Source records »
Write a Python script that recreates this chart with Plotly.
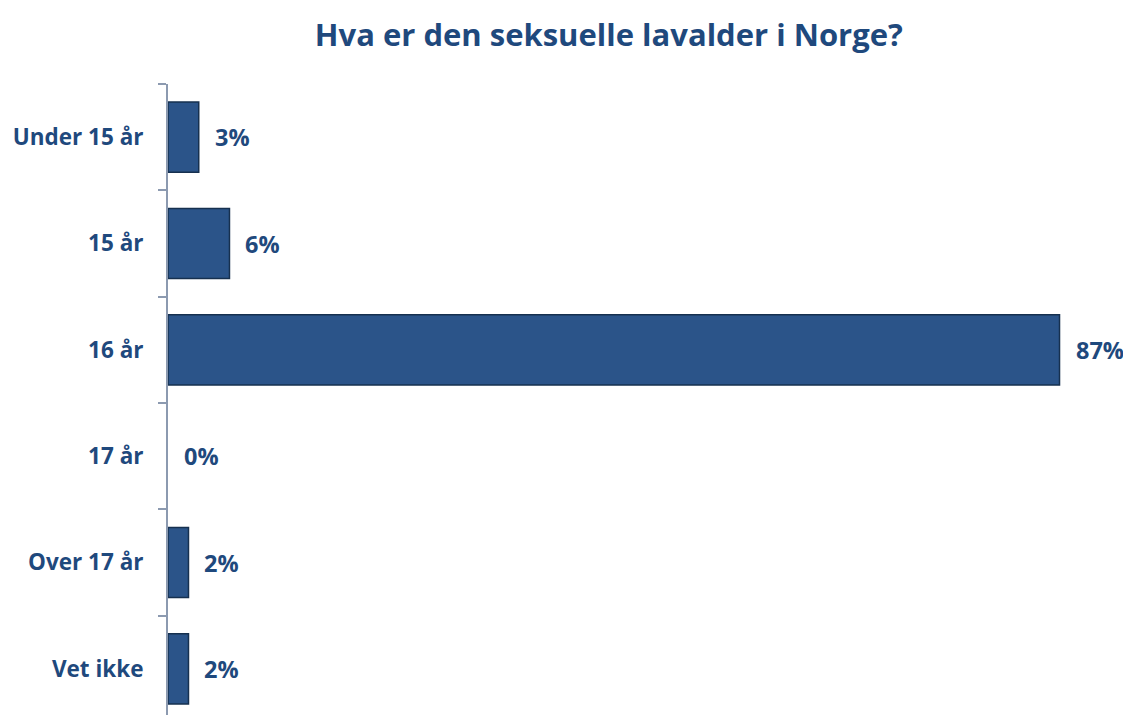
import plotly.graph_objects as go

categories = ["Under 15 år", "15 år", "16 år", "17 år", "Over 17 år", "Vet ikke"]
values = [3, 6, 87, 0, 2, 2]
labels = ["3%", "6%", "87%", "0%", "2%", "2%"]

title = "Hva er den seksuelle lavalder i Norge?"
dark = "#1F497D"
bar_color = "#2B5489"
edge = "#16304F"
axis_color = "#8C9AB0"
font_family = "'Open Sans', Lato, sans-serif"

fig = go.Figure()
fig.add_trace(go.Bar(
    y=categories,
    x=values,
    orientation="h",
    marker=dict(color=bar_color,
                line=dict(color=edge, width=[1.5 if v > 0 else 0 for v in values])),
    hoverinfo="skip",
))

for c, v, t in zip(categories, values, labels):
    fig.add_annotation(
        x=v, y=c, text=t, xanchor="left", yanchor="middle",
        xshift=14, showarrow=False,
        font=dict(family=font_family, size=23.5, color=dark, weight="bold"),
    )

fig.update_layout(
    width=1123, height=707,
    paper_bgcolor="white", plot_bgcolor="white",
    margin=dict(l=160, r=10, t=76, b=0),
    bargap=0.34,
    showlegend=False,
    title=dict(
        text=title, x=0.535, xanchor="center", y=0.962, yanchor="middle",
        font=dict(family=font_family, size=31, color=dark, weight="bold"),
    ),
    xaxis=dict(range=[0, 93], visible=False, fixedrange=True),
    yaxis=dict(
        type="category",
        categoryorder="array", categoryarray=categories,
        range=[5.434, -0.5],
        showline=True, linecolor=axis_color, linewidth=2,
        ticks="outside", tickson="boundaries", ticklen=8, tickcolor=axis_color, tickwidth=1.5,
        ticklabelstandoff=18,
        showgrid=False, zeroline=False,
        tickfont=dict(family=font_family, size=22.5, color=dark, weight="bold"),
    ),
)

fig.write_html("out.html")
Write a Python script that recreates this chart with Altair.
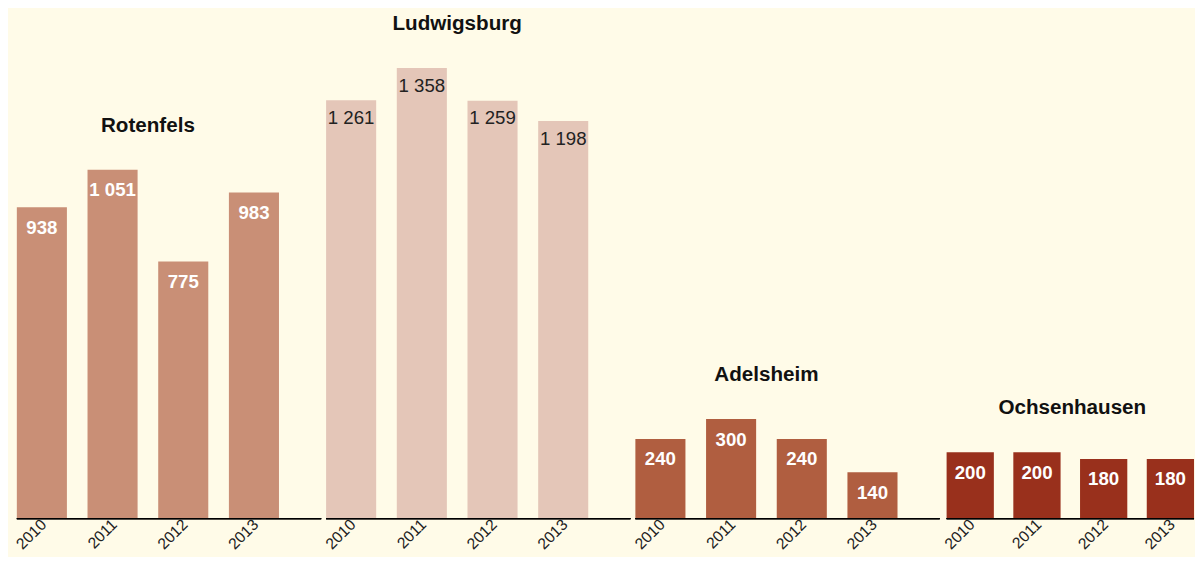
import altair as alt
import pandas as pd

groups = ["Rotenfels", "Ludwigsburg", "Adelsheim", "Ochsenhausen"]
years = ["2010", "2011", "2012", "2013"]
rotenfels = [938, 1051, 775, 983]
ludwigsburg = [1261, 1358, 1259, 1198]
adelsheim = [240, 300, 240, 140]
ochsenhausen = [200, 200, 180, 180]
bar_colors = ["#C98F76", "#E4C6B8", "#B05E40", "#99301C"]
label_colors = ["white", "#222222", "white", "white"]
label_weights = ["bold", "normal", "bold", "bold"]
panel_widths = [310, 310, 310, 252]
outer_pads = [0.2986, 0.2986, 0.2986, 0.0]

FONT = "Liberation Sans"

panels = []
for g, vals, c, lc, lw, pw, po in zip(groups, [rotenfels, ludwigsburg, adelsheim, ochsenhausen],
                                       bar_colors, label_colors, label_weights,
                                       panel_widths, outer_pads):
    d = pd.DataFrame({
        "group": g,
        "year": years,
        "value": vals,
        "label": [f"{v:,}".replace(",", " ") for v in vals],
    })
    x = alt.X("year:N", sort=years,
              scale=alt.Scale(paddingInner=0.2917, paddingOuter=po, align=0),
              axis=alt.Axis(title=None, labelAngle=315, ticks=False, grid=False,
                            domain=False,
                            labelFontSize=16, labelFont=FONT, labelColor="#222222",
                            labelAlign="right", labelBaseline="middle",
                            labelPadding=3, labelOffset=2))
    y = alt.Y("value:Q", scale=alt.Scale(domain=[0, 1503], nice=False), axis=None)
    base = alt.Chart(d)
    bars = base.mark_bar(color=c).encode(x=x, y=y)
    labels = base.mark_text(
        baseline="middle", dy=21 if lw == "bold" else 18, color=lc,
        fontWeight=lw, fontSize=19, font=FONT
    ).encode(x=x, y=y, text="label:N")
    title = base.transform_aggregate(
        m="max(value)", groupby=["group"]
    ).mark_text(
        baseline="middle", dy=-45, dx=36, fontWeight="bold", fontSize=21,
        color="#111111", font=FONT
    ).encode(x=alt.X(datum="2011"), y=alt.Y("m:Q"), text="group:N")
    baseline_rule = base.mark_rule(color="#000000", strokeWidth=1.3).encode(y=alt.datum(0))
    panels.append(alt.layer(bars, labels, title, baseline_rule).properties(width=pw, height=508))

chart = alt.hconcat(*panels, spacing=0).resolve_scale(
    x="independent", y="shared"
).properties(
    background="#FFFBE8",
    padding={"left": 5, "top": 0, "right": 0, "bottom": 0},
).configure_view(stroke=None)

chart.save("out.html", embed_options={"renderer": "svg", "actions": False})
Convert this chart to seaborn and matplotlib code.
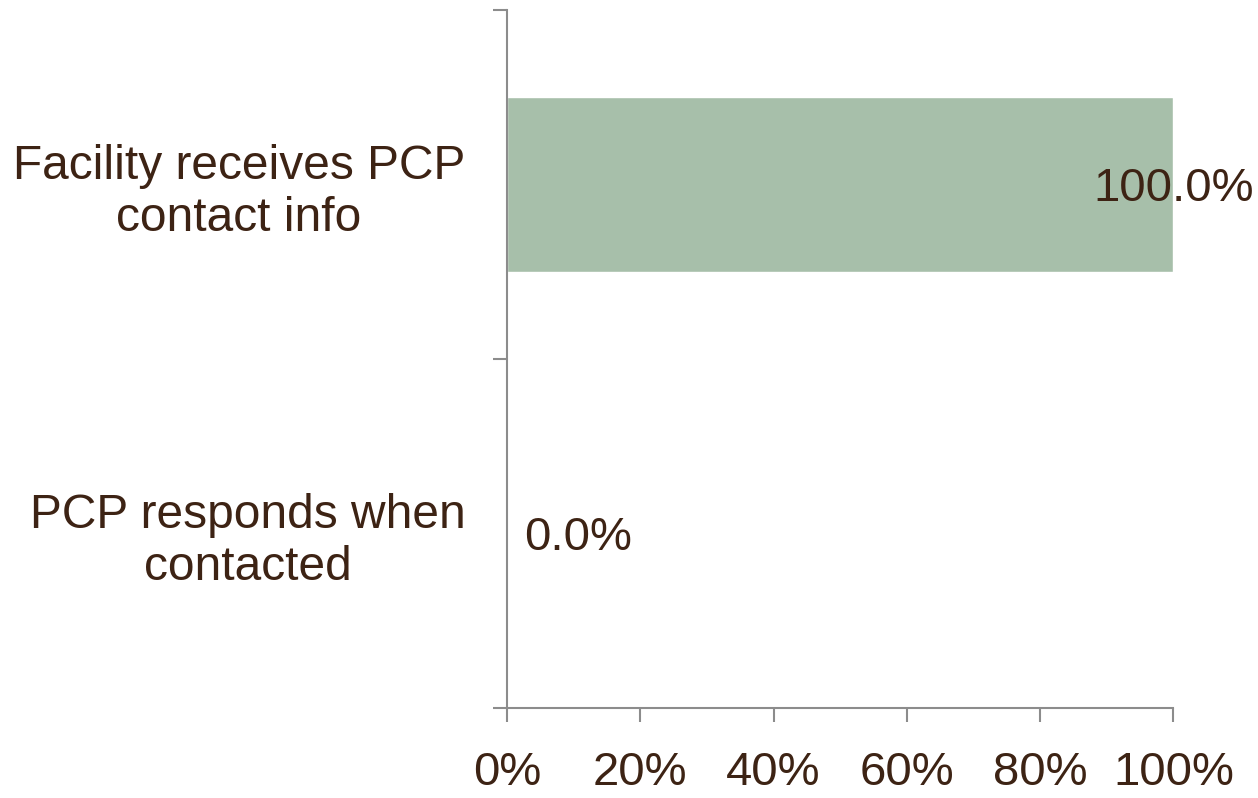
import matplotlib
matplotlib.use("Agg")
import matplotlib.pyplot as plt
from matplotlib.ticker import FixedLocator, FuncFormatter
import seaborn as sns
import pandas as pd

categories = ["Facility receives PCP\ncontact info", "PCP responds when\ncontacted"]
values = [100.0, 0.0]
x_ticks = [0, 20, 40, 60, 80, 100]

bar_color = "#a7bfaa"
text_color = "#3d2314"
axis_color = "#8c8c8c"

sns.set_theme(style="white")
plt.rcParams["font.family"] = ["Liberation Sans", "DejaVu Sans"]

df = pd.DataFrame({"category": categories, "value": values})

fig = plt.figure(figsize=(12.58, 7.98), dpi=100)
ax = fig.add_axes([0.403, 0.1128, 0.5297, 0.8747])

sns.barplot(data=df, y="category", x="value", orient="h", color=bar_color,
            width=0.5, saturation=1, ax=ax)

ax.set_xlim(0, 100)
ax.set_ylim(1.5, -0.5)
ax.set_xlabel("")
ax.set_ylabel("")

for side in ["top", "right"]:
    ax.spines[side].set_visible(False)
for side in ["left", "bottom"]:
    ax.spines[side].set_color(axis_color)
    ax.spines[side].set_linewidth(1.5)

ax.xaxis.set_major_locator(FixedLocator(x_ticks))
ax.xaxis.set_major_formatter(FuncFormatter(lambda v, p: f"{v:.0f}%"))
ax.tick_params(axis="x", which="major", direction="out", length=10, width=1.5,
               color=axis_color, labelsize=34, labelcolor=text_color, pad=21,
               bottom=True)

# category boundaries carry the tick marks, labels sit at band centres
ax.yaxis.set_major_locator(FixedLocator([-0.5, 0.5, 1.5]))
ax.yaxis.set_major_formatter(FuncFormatter(lambda v, p: ""))
ax.yaxis.set_minor_locator(FixedLocator(list(range(len(categories)))))
ax.set_yticklabels(categories, minor=True)
ax.tick_params(axis="y", which="major", direction="out", length=10, width=1.5,
               color=axis_color, left=True)
ax.tick_params(axis="y", which="minor", length=0, labelsize=34.5,
               labelcolor=text_color, pad=30, left=True)
for lbl in ax.get_yticklabels(minor=True):
    lbl.set_multialignment("center")

ax.grid(False)

for i, v in enumerate(values):
    label = f"{v:.1f}%"
    if v > 0:
        ax.annotate(label, xy=(v, i), xytext=(0, -3), textcoords="offset points",
                    ha="center", va="center", fontsize=34, color=text_color)
    else:
        ax.annotate(label, xy=(v, i), xytext=(12, -3), textcoords="offset points",
                    ha="left", va="center", fontsize=34, color=text_color)

fig.savefig("out.png", dpi=100)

Task goal »
Using the records above, select and copy every line that has the word "recreates".

Exercise solution »
Write a Python script that recreates this chart with Plotly.
Write a Python script that recreates this chart with Altair.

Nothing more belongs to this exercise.